A: There are different ways to measure the same things depending on how the system has been constructed. It is important to look at the whole report and the questions we are asking in it because that provides very accurate information on what is needed. For instance, regarding getting service rate data for each worker thread separately, the report requires to demonstrate the middleware balances the load across all memcached servers. This is difficult to accomplish if you do not have information on what each worker thread is doing. We strongly recommend to go over the report template and make a list of all the data required and then proceed to implement the instrumentation accordingly.  

 

Q: Should I implement a network queue? 

A: The network queue is, from a functional point of view, not strictly necessary as worker threads could get the requests directly from the network interface. However, if there is no network queue where the requests are placed before being processed, it becomes difficult to do many of the necessary measurement to understand the performance of the system. For instance, it will not be possible to measure the time a message waits to be processed or the average number of requests waiting in the queue at any given time. Without such information, the experimental analysis and definitely the analytical treatment become next to impossible and the results will be very poor. This is why we require that the middleware includes a network queue. 

Q: What do I put into the network queue? 

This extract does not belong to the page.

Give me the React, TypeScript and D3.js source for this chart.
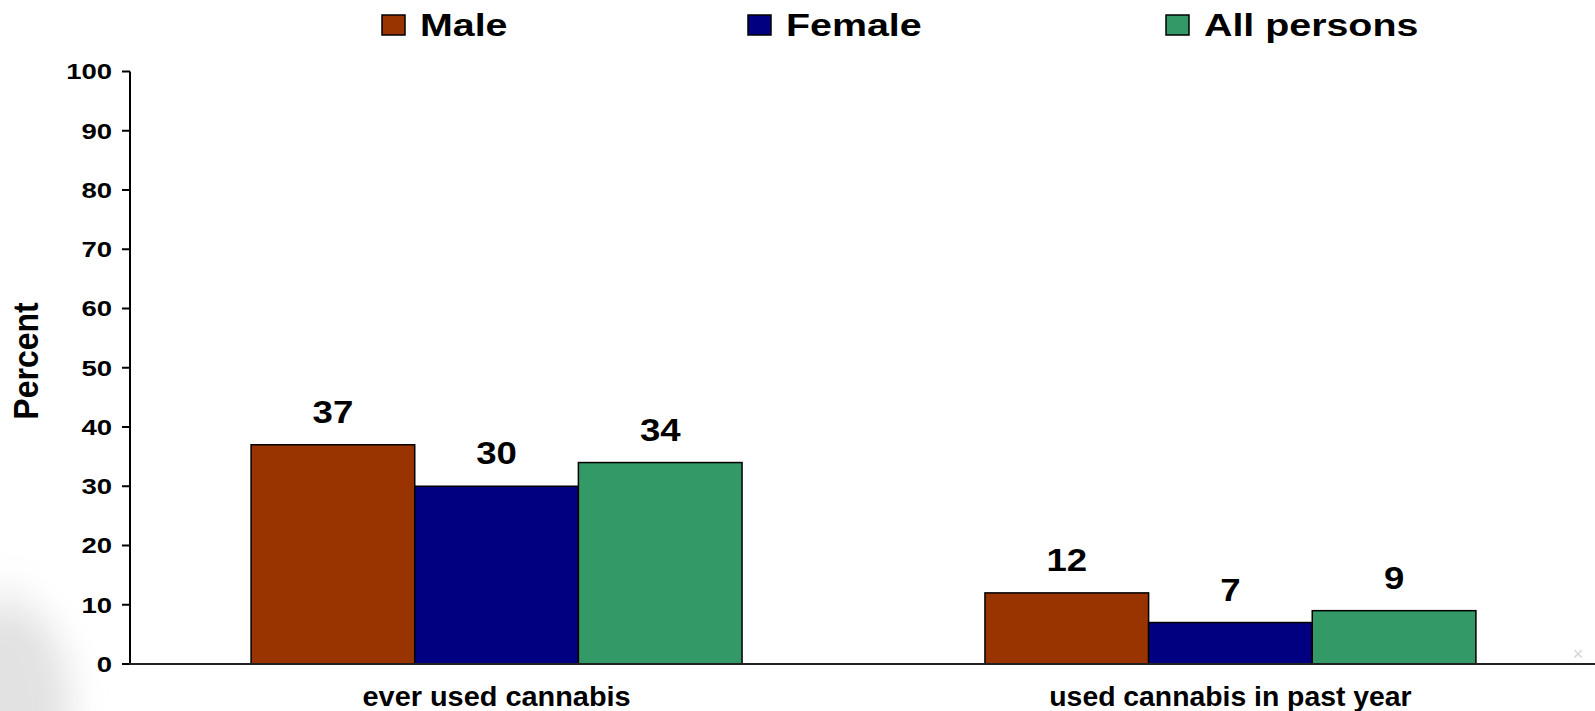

A: You decide the type of the objects you place on the network queue. Each design decision has implications in terms of the performance you are going to observe because, depending on this decision, the way messages are actually processed varies. The design decision will also have implications in terms of what you measure inside the middleware as overall response time, service time, waiting time, etc.  

Q: Why don't just tell me exactly what I need to do instead of pointing to the several choices available? 

A: The course is about making design choices, building a system, and then experimentally, as well as analytically, explaining why the system behaves the way it does. How you implement the network queue, where you actually do the message parsing, what objects you give to the worker threads, etc. will influence how the system behaves. We expect you to make a choice on the design and then explain what are the consequences of that design in terms of the performance observed. To make such choices, you should think carefully about the overall system behavior, the overheads that each operation will cause, and -very important- to look at what we are asking you to do in the complete report. Some of the questions about whether a network queue is needed can be easily answered from what we ask to measure since, as pointed our above, without the queue, such measurements become very difficult. 

Q: In case in Section 4.2 I have a different number of clients for each worker thread scenario that produce the maximum throughput, how should I show this?

A: In general throughout the report it is a good idea to be as explicit about your setup and measurement points as possible. This helps us interpret your results and it makes it possible for you to quickly verify and compare inside and across sections. In this particular case you can either include the number of clients as part of the explanation of the table, or as an additional row in the table.